All this is vividly present right from the first track: "You Can't Stop the Changes" begins with harmonized Dobro and fiddle lines twining over a chugging slow-train rhythm. Soulful vocals deliver a pensive lyric that rises from road-weary to uplifting on the strength of fine high lonesome melody and heart-felt vocal harmony. There's even the sonic surprise of a textured‚ almost ambient bridge section that‚ while decidedly non-traditional‚ deepens the song's mood.

Indeed‚ the Stringdusters' collective ability to build texture and contrast upon a bedrock of solid musicianship--and utter command of bluegrass tradition--is often breathtaking.

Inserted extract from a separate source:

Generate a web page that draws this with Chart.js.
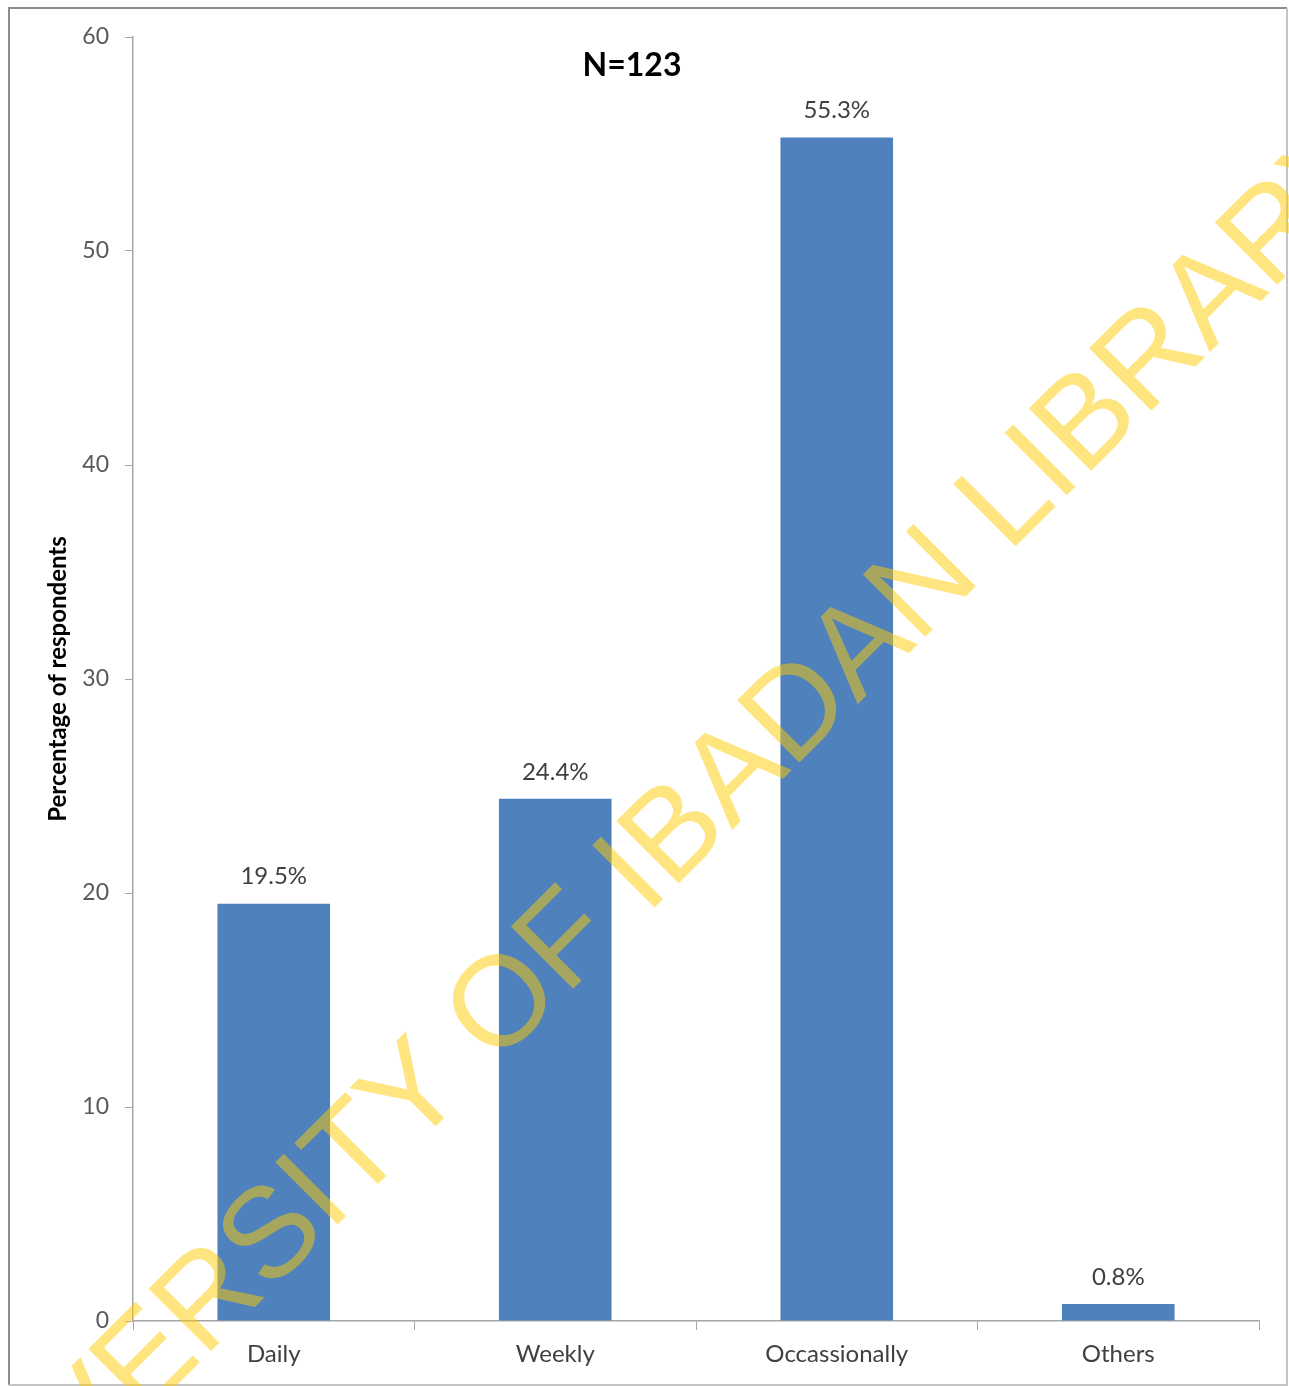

For example‚ there's the cover of U2's "In God's Country‚" chugging along smoothly until it breaks down into Edge-like -- but acoustic!-- exploration of wide-open spaces. And then Andy Hall's octave-spiced Dobro break leaps in to pull the song back into its original pulse. This sort of thing requires instrumental prowess‚ of course; but it also takes imagination and‚ more importantly‚ a band that really knows how to play together.
Some reference points for the band's sound might be found in the likes of Union Station‚ Ricky Skaggs‚ David Grisman‚ and Nickel Creek. But the Stringdusters' approach--as songwriters and instrumentalists--to modern bluegrass goes even farther afield: With floating melody‚ suspended chords‚ and restless solos‚ "Taking a Chance" is redolent of mid-period Byrds country rock; the spacious mix and yearning steel guitar on the gorgeous late-night ballad "Not Tonight" help conjure a hypnotic mood that combines heartbreak and hopefulness as effectively as vintage Wilco‚ all the while coming much more directly from a country music perspective.
As if to remind us definitively of that country perspective‚ the band takes the album out with an old-timey-ish instrumental. But "The Deputy" is modern old-timey‚ with banjo‚ fiddle‚ mandolin‚ Dobro‚ guitar‚ and bass dovetailed‚ dizzyingly chromatic and metrically complex; the band tossing lines back and forth with rippling joy and ripping confidence.